Sunday, May 31, 2020

God wants saints, not “brutes!”

Excerpts from the essay The Science of the Saints, by St. Alphonsus.

“Hence it is that if a brute were ever to act according to reason, we should say that such a brute acted like a man; so we say that a man who acts upon sensual appetites and contrary to reason acts like a brute.”

There are two kinds of sciences upon earth – one heavenly, the other worldly. The heavenly is that which leads us to please God, and makes us great in heaven. The worldly is that which moves us to please ourselves, and to become great in the world. But this worldly science is folly and madness in the sight of God. The wisdom of the world is foolishness with God, [1 Cor. 3:19]. It is folly, for it makes fools of those who cultivate it; it makes them fools, and like the brutes, for it teaches them to satisfy their carnal appetites like the beasts.

St. John Chrysostom wrote, “We call him a man who preserves complete the image of a man; and what is the image of a man? - to be rational.” Hence it is that if a brute were ever to act according to reason, we should say that such a brute acted like a man; so we say that a man who acts upon sensual appetites and contrary to reason acts like a brute.

Blessed is he who has received from God the science of the saints. The science of the saints is to know the love of God. How many in the world are well versed in literature, in mathematics, in foreign and ancient languages! But what will this profit them if they know not the love of God? Blessed is he, said St. Augustine, who knows God, even if he knows nothing else. He that knows God and loves him, though he be ignorant of what others know, is more learned than the learned who know not how to love God. Let us not, then, envy those who know many things; let us only envy those who know how to love Jesus Christ; and let us imitate St. Paul, who said that he desired to know nothing but Jesus Christ and him crucified.

But the evil is that the knowledge of the world puffs us up, and makes us proud and prone to despise others – a pernicious fault, for, as St. James says, God resists the proud, and gives grace to the humble, [Ja. 4:6.] Oh, that they would be wise and understand, and know the latter end, [Deut. 32:29]. Oh, if men would act by reason and the divine law, and thus would learn to provide, not so much for temporal existence, which speedily ends, as for eternity, they would assuredly not occupy themselves in the attainment of any knowledge, except such as aids them in obtaining eternal happiness and avoiding eternal pains.

St.
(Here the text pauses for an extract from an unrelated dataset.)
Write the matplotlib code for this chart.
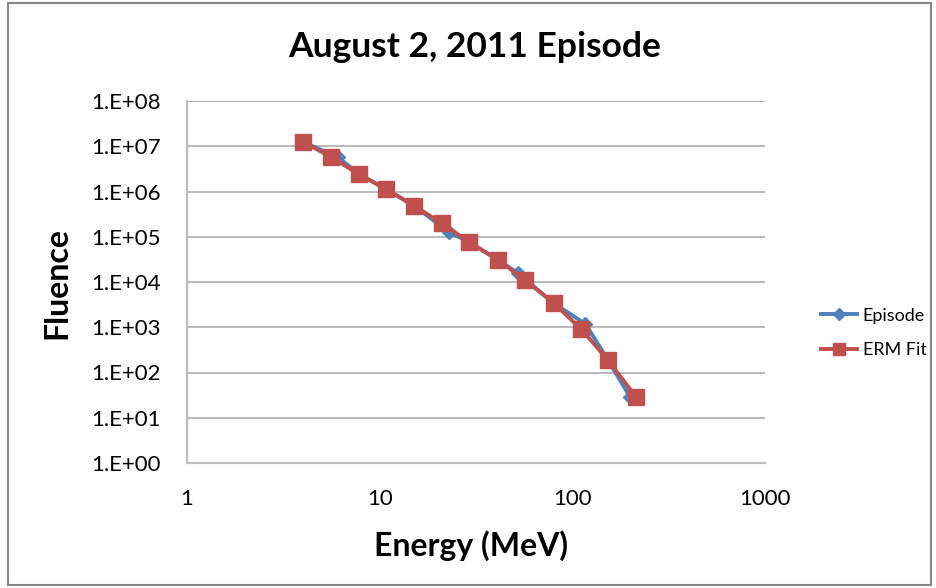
import matplotlib
matplotlib.use("Agg")
import matplotlib.pyplot as plt
from matplotlib.patches import Rectangle
from matplotlib.ticker import FixedLocator, NullLocator

# Data
episode_energy = [4.0, 6.1, 7.8, 10.8, 15.1, 22.9, 29.0, 41.0, 52.2, 80.0, 117.0, 153.0, 199.0]
episode_fluence = [1.24e7, 5.7e6, 2.4e6, 1.13e6, 4.8e5, 1.27e5, 7.7e4, 3.1e4, 1.58e4, 3.4e3, 1.18e3, 189.0, 29.0]

erm_energy = [4.0, 5.6, 7.8, 10.8, 15.1, 21.0, 29.0, 41.0, 57.0, 80.0, 111.0, 153.0, 214.0]
erm_fluence = [1.24e7, 5.8e6, 2.4e6, 1.13e6, 4.8e5, 2.0e5, 7.7e4, 3.1e4, 1.1e4, 3.4e3, 915.0, 189.0, 28.8]

x_ticks = [1, 10, 100, 1000]
x_tick_labels = ["1", "10", "100", "1000"]
y_ticks = [1e0, 1e1, 1e2, 1e3, 1e4, 1e5, 1e6, 1e7, 1e8]
y_tick_labels = ["1.E+00", "1.E+01", "1.E+02", "1.E+03", "1.E+04", "1.E+05", "1.E+06", "1.E+07", "1.E+08"]

title = "August 2, 2011 Episode"
x_label = "Energy (MeV)"
y_label = "Fluence"

plt.rcParams['font.family'] = ['Lato', 'DejaVu Sans']

W, H = 937, 588
fig = plt.figure(figsize=(W / 100, H / 100), dpi=100)
fig.patch.set_facecolor("white")

# outer chart border
fig.patches.append(Rectangle((8 / W, 3 / H), (W - 14) / W, (H - 6) / H,
                             transform=fig.transFigure, fill=False,
                             edgecolor="#868686", linewidth=1.5))

left, right, top, bottom = 187, 765, 101, 463
ax = fig.add_axes([left / W, 1 - bottom / H, (right - left) / W, (bottom - top) / H])

blue = "#4F81BD"
red = "#C0504D"

ax.plot(episode_energy, episode_fluence, color=blue, lw=2.8, marker="D",
        markersize=7.5, label="Episode", zorder=3)
ax.plot(erm_energy, erm_fluence, color=red, lw=2.8, marker="s",
        markersize=11, label="ERM Fit", zorder=4)

ax.set_xscale("log")
ax.set_yscale("log")
ax.set_xlim(1, 1000)
ax.set_ylim(1, 1e8)

ax.xaxis.set_major_locator(FixedLocator(x_ticks))
ax.xaxis.set_minor_locator(NullLocator())
ax.set_xticklabels(x_tick_labels)
ax.yaxis.set_major_locator(FixedLocator(y_ticks))
ax.yaxis.set_minor_locator(NullLocator())
ax.set_yticklabels(y_tick_labels)

ax.tick_params(axis="x", length=0, labelsize=16, pad=19, colors="black")
ax.tick_params(axis="y", length=0, labelsize=16, pad=19, labelcolor="black")

ax.grid(axis="y", color="#A6A6A6", linewidth=1.1)
ax.set_axisbelow(True)
for s in ["top", "right"]:
    ax.spines[s].set_visible(False)
for s in ["left", "bottom"]:
    ax.spines[s].set_color("#BDBDBD")
    ax.spines[s].set_linewidth(1.6)

fig.text(475 / W, 1 - 47 / H, title, ha="center", va="center",
         fontsize=25.5, fontweight="bold")
fig.text(471 / W, 1 - 546 / H, x_label, ha="center", va="center",
         fontsize=23, fontweight="bold")
fig.text(57 / W, 1 - 283 / H, y_label, ha="center", va="center", rotation=90,
         fontsize=23, fontweight="bold")

leg = fig.legend(loc="center left", bbox_to_anchor=(805 / W, 1 - 333 / H),
                 frameon=False, fontsize=13, handlelength=2.0, labelspacing=1.05,
                 handletextpad=0.3, markerscale=0.75)

fig.savefig("out.png", dpi=100, facecolor="white")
John Chrysostom advises us to walk among the tombs of the dead, in order to learn the knowledge of salvation. Oh, what a school of truth are the sepulchers for learning the vanity of the world! “Let us go to the tombs; there,” said the saint, “there I see nothing but corruption, bones and worms.” From all these skeletons, I cannot tell which belonged to the ignorant and which to the learned; I only see that with death all the glories of the world were finished for them. What remained to a Cicero, a Demosthenes, an Ulpian? They have slept their sleep, and have found nothing in their hands, [Ps. 75;6].

“Let the unlearned arise and seize upon heaven!” cried out St. Augustine. How learned were St. Francis of Assisi, St. Paschal, St. John of God? - ignorant in worldly knowledge, but well-skilled in that which is divine. Thou hast hidden these things from the wise and prudent, and hast revealed them to babes, [Matt. 11:25]. By the wise, we are here to understand the worldly-wise, who labor for the possessions and glories of the world, and think little of eternal joys. And by babes, we are to understand simple souls (like those of children), who know little of worldly wisdom, and devote all their care to pleasing God.

Happy are we if we attain to the knowledge of the love which Jesus crucified had for us, and from this book of love attain to the love of him. O thou, who art my true and perfect lover, where shall I find one who has so loved me as Thou hast? I perceive that Thou callest me to Thy holy love. I give myself wholly to Thee; accept me; give me help to be faithful to Thee; I desire to be no longer my own, but all, all Thine. O mother of God! Do thou also help me with thy prayers.

Edited excerpts from “The Science of the Saints” in The Way of Salvation and of Perfection, by St. Alphonsus de Liguori, pp. 187-190.